Al in de middeleeuwen waren de meeste bomen in Nederland gekapt en werd er gezocht naar een alternatieve brandstof voor hout. Niet alleen in Drenthe, in grote delen van Nederland kwam veen voor. Veenvorming is zo'n 10.000 jaar geleden op grote schaal begonnen toen het natter werd, de zeespiegel steeg en de waterafvoer ging stagneren. Veen bestaat uit afgestorven plantenmateriaal dat naar de bodem zakt. Door zuurstofgebrek, breken de plantenresten niet af en hopen zich op tot een veenpakket. Als het natte veen is gestoken en gedroogd, is het de perfecte brandstof. Van ongeveer de elfde- tot de achttiende eeuw, stookte Nederland dit gedroogde veen.

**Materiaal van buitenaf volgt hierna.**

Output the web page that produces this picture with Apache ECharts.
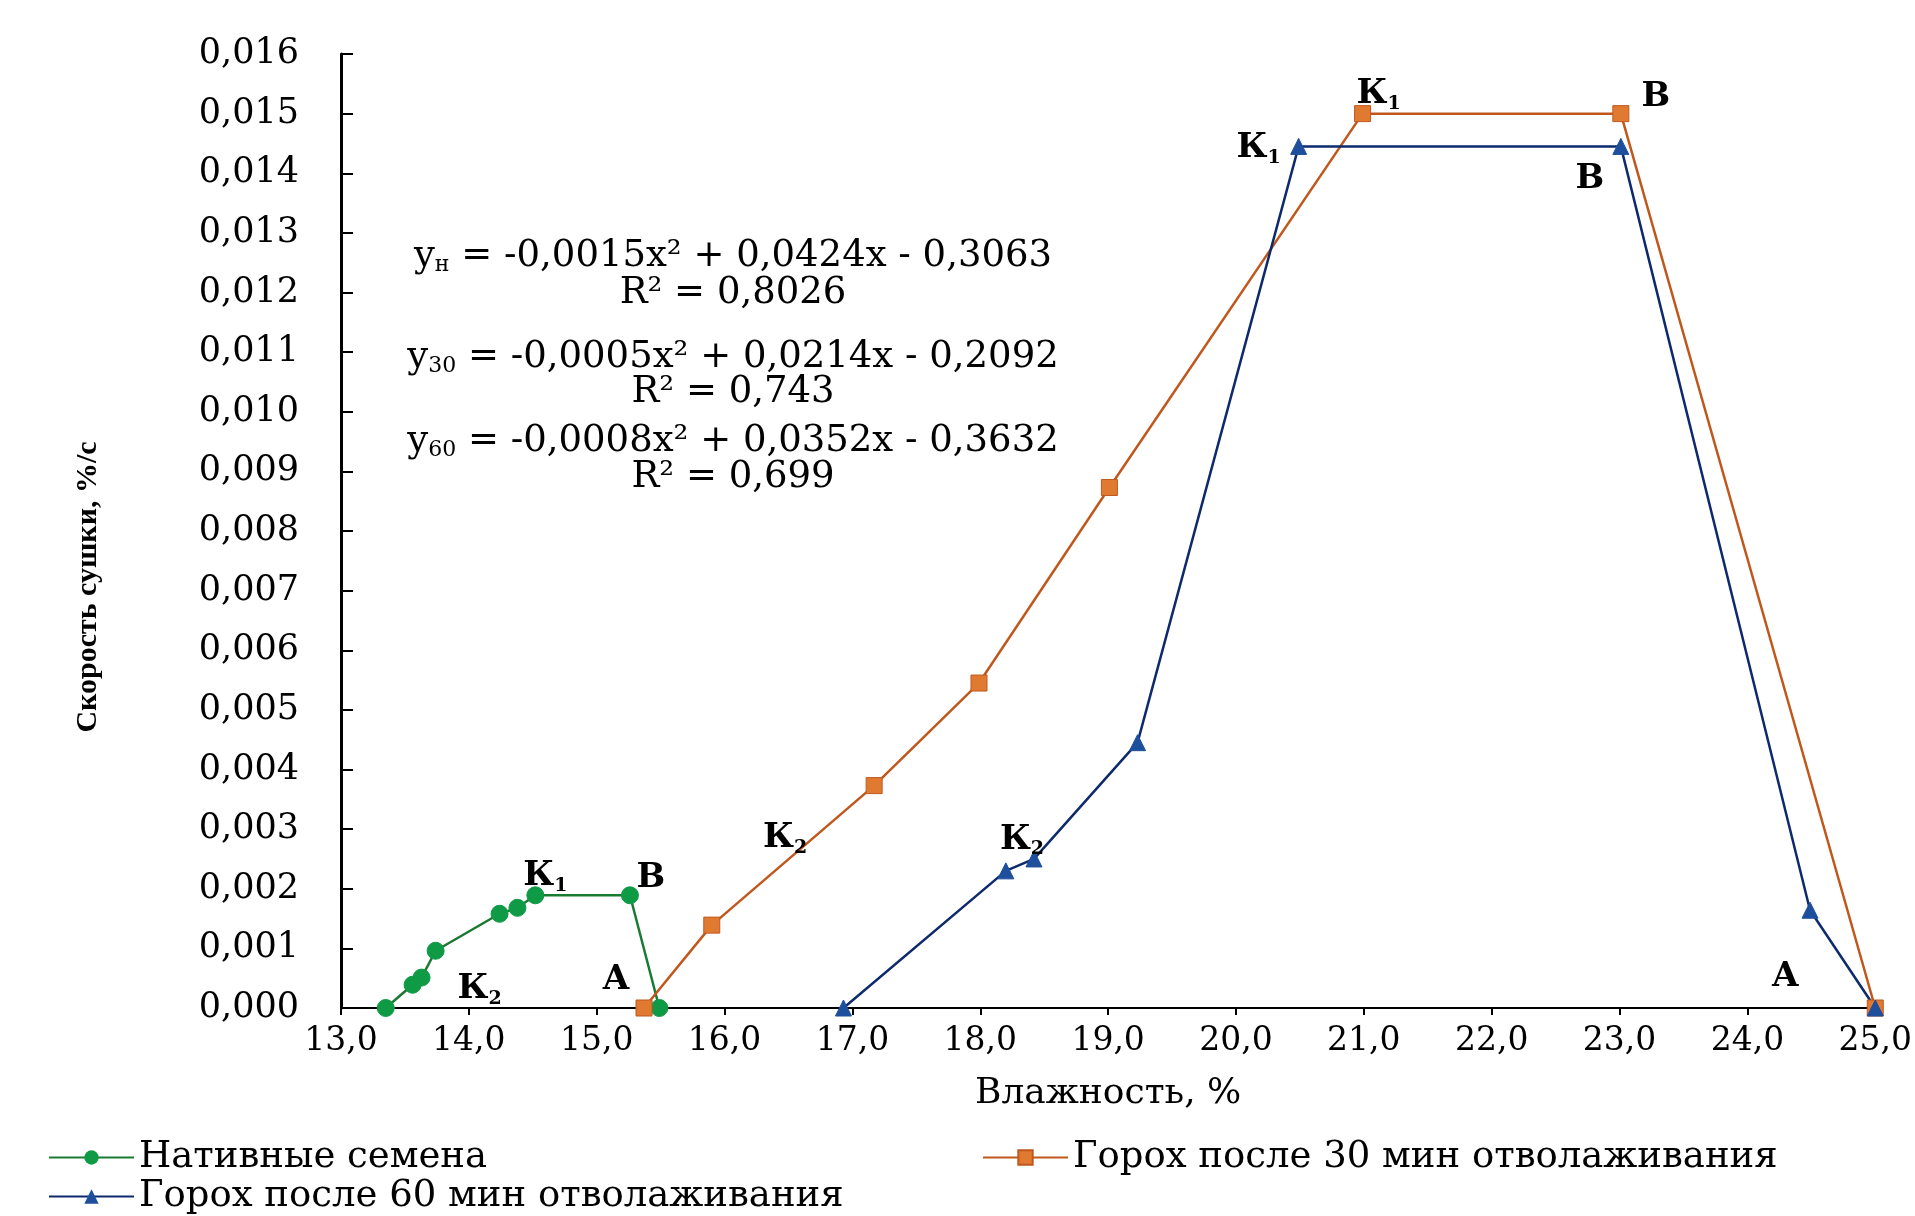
<!DOCTYPE html>
<html><head><meta charset="utf-8">
<script src="https://cdn.jsdelivr.net/npm/echarts@6/dist/echarts.min.js"></script>
<style>html,body{margin:0;padding:0;background:#fff}#c{width:1915px;height:1216px}</style>
</head><body><div id="c"></div>
<script>
// ---- data ----
const nativeX = [13.35, 13.56, 13.63, 13.74, 14.24, 14.38, 14.52, 15.26, 15.49];
const nativeY = [0.0, 0.00039, 0.00051, 0.00096, 0.00158, 0.00168, 0.00189, 0.00189, 0.0];
const pea30X = [15.37, 15.90, 17.17, 17.99, 19.01, 20.99, 23.01, 25.0];
const pea30Y = [0.0, 0.00139, 0.00373, 0.00545, 0.00873, 0.0150, 0.0150, 0.0];
const pea60X = [16.93, 18.20, 18.42, 19.23, 20.49, 23.01, 24.49, 25.0];
const pea60Y = [0.0, 0.0023, 0.0025, 0.00445, 0.01445, 0.01445, 0.00164, 0.0];
const seriesNames = ['Нативные семена', 'Горох после 30 мин отволаживания', 'Горох после 60 мин отволаживания'];
// stage notes attached to points (index -> text)
const nativeNotes = {2: 'К2', 6: 'К1', 7: 'В'};
const pea30Notes = {0: 'А', 2: 'К2', 5: 'К1', 6: 'В'};
const pea60Notes = {2: 'К2', 4: 'К1', 5: 'В', 7: 'А'};
const equations = [
  ['y', 'н', ' = -0,0015x² + 0,0424x - 0,3063', 'R² = 0,8026'],
  ['y', '30', ' = -0,0005x² + 0,0214x - 0,2092', 'R² = 0,743'],
  ['y', '60', ' = -0,0008x² + 0,0352x - 0,3632', 'R² = 0,699']
];
const xTitle = 'Влажность, %';
const yTitle = 'Скорость сушки, %/с';

// ---- styling (positions of notes, in px) ----
const nativeOff = {2: [58, 12], 6: [10, -19], 7: [21, -17]};
const pea30Off = {0: [-28, -28], 2: [-89, 53], 5: [16, -19], 6: [35, -16]};
const pea60Off = {2: [-12, -19], 4: [-40, 2], 5: [-31, 33], 7: [-90, -31]};

const FONT = 'DejaVu Serif';
const noteRich = {
  m: {fontSize: 34, fontWeight: 'bold', fontFamily: FONT, color: '#000', lineHeight: 38},
  s: {fontSize: 19, fontWeight: 'bold', fontFamily: FONT, color: '#000', lineHeight: 19, verticalAlign: 'bottom'}
};
function pts(xs, ys, notes, offs) {
  return xs.map((x, i) => {
    const d = {value: [x, ys[i]]};
    if (notes[i]) {
      const t = notes[i];
      d.label = {
        show: true,
        formatter: t.length > 1 ? '{m|' + t[0] + '}{s|' + t.slice(1) + '}' : '{m|' + t + '}',
        position: 'inside',
        offset: offs[i],
        rich: noteRich
      };
    }
    return d;
  });
}
const fmtComma = d => v => v.toFixed(d).replace('.', ',');

const chart = echarts.init(document.getElementById('c'));
const legendBase = {
  itemWidth: 85, itemHeight: 18, itemGap: 0,
  textStyle: {fontFamily: FONT, fontSize: 37, color: '#000'},
  selectedMode: false
};
const eqGraphics = [];
const eqY = [[256, 293], [357, 392], [441, 477]];
equations.forEach((e, i) => {
  eqGraphics.push({
    type: 'text', x: 733, y: eqY[i][0],
    style: {
      text: '{a|' + e[0] + '}{b|' + e[1] + '}{a|' + e[2] + '}',
      rich: {
        a: {fontSize: 37, fontFamily: FONT, color: '#000', lineHeight: 40},
        b: {fontSize: 22, fontFamily: FONT, color: '#000', lineHeight: 22, verticalAlign: 'bottom'}
      },
      align: 'center', verticalAlign: 'middle'
    }
  });
  eqGraphics.push({
    type: 'text', x: 733, y: eqY[i][1],
    style: {text: e[3], fontSize: 37, fontFamily: FONT, fill: '#000', align: 'center', verticalAlign: 'middle'}
  });
});
eqGraphics.push({
  type: 'text', x: 88, y: 587, rotation: Math.PI / 2,
  style: {text: yTitle, fontSize: 30, fontFamily: 'Liberation Serif', fontWeight: 'bold', fill: '#000', align: 'center', verticalAlign: 'middle'}
});

const option = {
  animation: false,
  backgroundColor: '#fff',
  textStyle: {fontFamily: FONT},
  grid: {left: 341, right: 26, top: 54, bottom: 208, containLabel: false},
  xAxis: {
    type: 'value', min: 13, max: 25, interval: 1,
    name: xTitle, nameLocation: 'middle', nameGap: 68,
    nameTextStyle: {fontFamily: FONT, fontSize: 36, color: '#000'},
    axisLine: {show: true, onZero: false, lineStyle: {color: '#000', width: 2}},
    axisTick: {show: true, inside: false, length: 7, lineStyle: {color: '#000', width: 2}},
    axisLabel: {formatter: fmtComma(1), fontFamily: FONT, fontSize: 33, color: '#000', margin: 17},
    splitLine: {show: false}
  },
  yAxis: {
    type: 'value', min: 0, max: 0.016, interval: 0.001,
    axisLine: {show: true, lineStyle: {color: '#000', width: 3}},
    axisTick: {show: true, inside: true, length: 12, lineStyle: {color: '#000', width: 2}},
    axisLabel: {formatter: fmtComma(3), fontFamily: FONT, fontSize: 35, color: '#000', margin: 42},
    splitLine: {show: false}
  },
  legend: [
    Object.assign({data: [seriesNames[0]], left: 43, top: 1134}, legendBase),
    Object.assign({data: [seriesNames[1]], left: 977, top: 1134}, legendBase),
    Object.assign({data: [seriesNames[2]], left: 43, top: 1173}, legendBase)
  ],
  graphic: eqGraphics,
  series: [
    {
      name: seriesNames[0], type: 'line', data: pts(nativeX, nativeY, nativeNotes, nativeOff),
      symbol: 'circle', symbolSize: 17,
      lineStyle: {color: '#1b7a32', width: 2.5},
      itemStyle: {color: '#0f9a45', borderColor: '#0f9a45'},
      emphasis: {disabled: true}
    },
    {
      name: seriesNames[1], type: 'line', data: pts(pea30X, pea30Y, pea30Notes, pea30Off),
      symbol: 'rect', symbolSize: 16,
      lineStyle: {color: '#c0581e', width: 2.5},
      itemStyle: {color: '#e07a30', borderColor: '#c0581e', borderWidth: 1},
      emphasis: {disabled: true}
    },
    {
      name: seriesNames[2], type: 'line', data: pts(pea60X, pea60Y, pea60Notes, pea60Off),
      symbol: 'triangle', symbolSize: 16,
      lineStyle: {color: '#0d2a6c', width: 2.5},
      itemStyle: {color: '#1d4f9c', borderColor: '#1d4f9c'},
      emphasis: {disabled: true}
    }
  ]
};
chart.setOption(option);
</script>
</body></html>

Het ‘bruine goud’ vaart over de Hunze
In eerste instantie werd vooral hoogveen gestoken. Dit is veen dat regenwaterafhankelijk is. Halverwege de achttiende eeuw kwam de grootschalige laagveenderij op gang en werd ook grondwaterafhankelijk veen afgestoken. Het veen werd afgegraven en te drogen gelegd, waarna het vervoerd werd naar de steden. Rondom afgravingsgebieden ontstonden dorpen. Er werden kanalen gegraven om het veen te vervoeren en er ontstonden soms plassen op de plekken waar het veen afgegraven was. Op andere plekken kwam de zandondergrond aan het oppervlak te liggen, de zogenaamde dalgronden.
De Hunze of Oostermoersche vaart speelde een belangrijke rol bij het transport van het ‘bruine goud’. De beek was honderden jaren een drukke verkeersader met schepen die richting de stad Groningen voeren. Makkelijk was dit niet; de Hunze was eigenlijk te ondiep voor de zwaarbeladen schepen. Met kniepen, simpele houten stuwen, werd de beek beter bevaarbaar gemaakt. Uiteindelijk besloot de stad Groningen in 1767 het Stadskanaal te laten graven. Door het nieuwe kanaal aan de Groningse kant van de grens te maken, zorgde de stad ervoor dat ze de turfhandel volledig in handen had.
De geboorte van Mondendorpen
Vijftig jaar later, in 1817, sloten negen Drentse Hondsrugdorpen een convenant met de stad Groningen waarin de afvoer van de Drentse turf door het Stadskanaal geregeld werd. Deze afspraak zorgde voor een verandering in het landschap. De oude veendorpen lagen evenwijdig aan de Hondsrug, de nieuwe Drentse Mondendorpen kwamen er dwars op te liggen, langs de afvoerkanalen voor de turf. Zo komt het dat veel dorpen in het Hunzedal een veen- en een mondversie hebben, zoals Drouwenermond, Eerste Exloërmond en tweede Exloërmond. Tussen 1870 en 1880 bereikte de productie van turf hier zijn hoogtepunt.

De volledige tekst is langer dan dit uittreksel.